You know, I am not bothered by these 500ms at all, but it's the M1 weirdness that really gives me a hard time. The answer should be in the pdu codebase, but it's not at all obvious to me. There is no special rayon configuration… but I have a hunch that there is other synchronization going on on which the threads get stuck. That way they are slowed down by other means, which happens to be a good thing on my system.

Talking to myself really: I will stop this investigation and do it again once I have access to Apple Silicon with more high performance cores. My hypothesis is that pdu in its current form wont' scale due to that synchronisation.

…to be continued…

Ok, that's it - I ripped out all the reporter calls and now pdu is seeing the same M1 related issues.
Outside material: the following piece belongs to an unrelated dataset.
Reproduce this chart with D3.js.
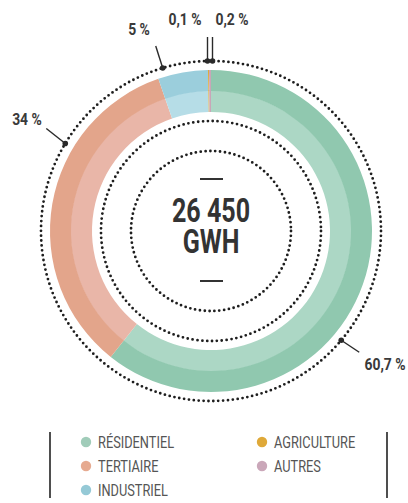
<!DOCTYPE html>
<html>
<head>
<meta charset="utf-8">
<script src="https://cdn.jsdelivr.net/npm/d3@7"></script>
<style>
  body { margin: 0; background: #fff; }
  svg { display: block; }
  text { font-family: Roboto, "DejaVu Sans", sans-serif; }
</style>
</head>
<body>
<svg></svg>
<script>
// data
const categories = ['RÉSIDENTIEL', 'TERTIAIRE', 'INDUSTRIEL', 'AGRICULTURE', 'AUTRES'];
const shares = [60.7, 34, 5, 0.1, 0.2];
const shareLabels = ['60,7 %', '34 %', '5 %', '0,1 %', '0,2 %'];
const totalValue = '26 450';
const totalUnit = 'GWH';

const outerColors = ['#90c8af', '#e3a58b', '#9bcedc', '#e0a83a', '#c9a6b8'];
const innerColors = ['#acd7c5', '#e9b6a8', '#b6dde7', '#e0a83a', '#c9a6b8'];
const legendColors = ['#a0ccb9', '#e6aa90', '#95c9d6', '#dfa939', '#caa7b9'];

const width = 408, height = 503;
const cx = 211, cy = 231;

const svg = d3.select('svg')
  .attr('width', width)
  .attr('height', height);

const g = svg.append('g')
  .attr('transform', 'translate(' + cx + ',' + cy + ')');

// condensed look: squeeze the glyphs horizontally
function label(parent, x, y, str, size, weight, anchor, sx, fill) {
  return parent.append('g')
    .attr('transform', 'translate(' + x + ',' + y + ') scale(' + sx + ',1)')
    .append('text')
    .attr('text-anchor', anchor)
    .attr('font-size', size)
    .attr('font-weight', weight)
    .attr('fill', fill)
    .text(str);
}

const pie = d3.pie().sort(null).value(d => d);
const arcs = pie(shares);

const outerBand = d3.arc().innerRadius(140).outerRadius(161);
const innerBand = d3.arc().innerRadius(119).outerRadius(140.5);

g.selectAll('path.inner')
  .data(arcs)
  .enter().append('path')
  .attr('class', 'inner')
  .attr('d', innerBand)
  .attr('fill', (d, i) => innerColors[i]);

g.selectAll('path.outer')
  .data(arcs)
  .enter().append('path')
  .attr('class', 'outer')
  .attr('d', outerBand)
  .attr('fill', (d, i) => outerColors[i]);

// dotted rings
[170, 110, 80].forEach(r => {
  const n = Math.round(2 * Math.PI * r / 4.9);
  g.append('circle')
    .attr('r', r)
    .attr('fill', 'none')
    .attr('stroke', '#1e1e1e')
    .attr('stroke-width', 2.8)
    .attr('stroke-linecap', 'round')
    .attr('stroke-dasharray', '0 ' + (2 * Math.PI * r / n));
});

// centre
label(g, 0, -9, totalValue, 33, 'bold', 'middle', 0.76, '#333');
label(g, 0, 22, totalUnit, 33, 'bold', 'middle', 0.76, '#333');
[-52, 50].forEach(y => {
  g.append('line')
    .attr('x1', -11).attr('x2', 12)
    .attr('y1', y).attr('y2', y)
    .attr('stroke', '#333').attr('stroke-width', 2);
});

// value pointers (layout only)
const pointers = [
  { angle: 130, end: [18, 12], text: [174, 139], anchor: 'middle' },
  { angle: 301, end: [-19, -15], text: [-184, -106], anchor: 'middle' },
  { angle: 343.5, end: [-7, -22], text: [-72, -196], anchor: 'middle' },
  { dx: -3.5, top: -194, text: [-26, -206], anchor: 'middle' },
  { dx: 1.5, top: -194, text: [21, -206], anchor: 'middle' }
];

pointers.forEach((p, i) => {
  let x0, y0, x1, y1;
  if (p.angle !== undefined) {
    const a = p.angle * Math.PI / 180;
    x0 = 170 * Math.sin(a);
    y0 = -170 * Math.cos(a);
    x1 = x0 + p.end[0];
    y1 = y0 + p.end[1];
  } else {
    x0 = p.dx; y0 = -170;
    x1 = p.dx; y1 = p.top;
  }
  g.append('line')
    .attr('x1', x0).attr('y1', y0)
    .attr('x2', x1).attr('y2', y1)
    .attr('stroke', '#2a2a2a').attr('stroke-width', 1.4);
  g.append('circle')
    .attr('cx', x0).attr('cy', y0).attr('r', 2.8)
    .attr('fill', '#2a2a2a');
  label(g, p.text[0], p.text[1], shareLabels[i], 17, 'bold', p.anchor, 0.82, '#3a3a3a');
});

// legend
const legend = svg.append('g');
[50, 387].forEach(x => {
  legend.append('line')
    .attr('x1', x).attr('x2', x)
    .attr('y1', 432).attr('y2', 498)
    .attr('stroke', '#222').attr('stroke-width', 1.6);
});

const legendPos = [[86, 442], [86, 466], [86, 490], [262, 442], [262, 466]];
const item = legend.selectAll('g.item')
  .data(categories)
  .enter().append('g')
  .attr('class', 'item')
  .attr('transform', (d, i) => 'translate(' + legendPos[i][0] + ',' + legendPos[i][1] + ')');

item.append('circle')
  .attr('r', 5.2)
  .attr('fill', (d, i) => legendColors[i]);

item.each(function (d) {
  label(d3.select(this), 12, 6, d, 16, 'normal', 'start', 0.8, '#555');
});
</script>
</body>
</html>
./target/release/pdu ~/dev  2.55s user 69.83s system 604% cpu 11.973 total

Great - puzzle solved.

What remains here is the M1 oddity which probably should be continued one somebody has access to hardware with more fast cores, or once num_cpus allows to query the amount of fast cores which is when the issue can probably be fixed for good.

[jessegrosjean]

Thanks for the benchmark code, I've merged that. I also added a simple du example that can be useful for testing since you can point it at any directory instead of just testing agains the benchmark directory.

So for example:

% cargo build --release --example du
% time target/release/examples/du ~/Documents
path: /Users/jessegrosjean/Documents total bytes: 40416183344
target/release/examples/du ~/Documents  3.39s user 22.47s system 661% cpu 3.906 total

[Byron]

That's a great idea, thank you! I did indeed use it on my dataset on the off chance that the other changes/refactorings have any effect on performance, and initially I got confusing results! With 8 threads, and the 'M1 problem' it performed about a second better, just as good as dua with only 4 threads. How was that possible?

The answer is in this PR.

To me skipping hidden files by default seemed more like a foot-gun and I wonder where this is coming from, merely out of curiosity. I checked walkdir and there skipping hidden files has to be implemented by hand.